One of Ireland’s most popular folk singer-songwriters, Declan O’Rourke, spent fifteen years writing a song cycle of stories about the Great Irish Famine. He’ll be presenting his award-winning songs at the Irish Cultural Centre on Thursday 4 April.
Chronicles Of The Great Irish Famine has been hailed as O’Rourke’s masterpiece, and he received the prestigious RTÉ Radio 1 Folk Awards Best Original Folk Track Award for one of its songs, “Along the Western Seaboard”.
Between 1845 and 1850, potato blight devastated Ireland’s staple crop, the main means of sustenance for many of the country’s poor. More than two million people (almost a quarter of the population) either died or emigrated. Much of that emigration was forced not only by hunger, but by landlords.
Although the Famine (also known as the Great Hunger) is now recognised as a major event in the country’s history, and is commemorated by statues and the National Famine Museum in Roscommon, for a long time it remained taboo.
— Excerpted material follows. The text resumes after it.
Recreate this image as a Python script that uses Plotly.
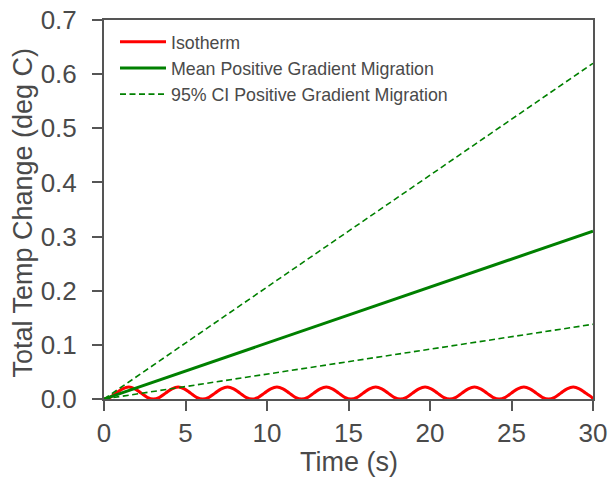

O’Rourke recalls that the first song of the collection, , ‘Poor Boys Shoes’ was inspired by a passage from John O’Connor’s book The Workhouses of Ireland. “The hair stood up on my neck when I read the lines, ‘The man who carried his wife from the workhouse to their old home, mile after weary mile, and was discovered next morning dead, his wife’s feet held to his breast as if he was trying to warm them…’ I had stumbled into a chapter of history I knew almost nothing about. I wanted to share these stories the best way I knew how, through song.”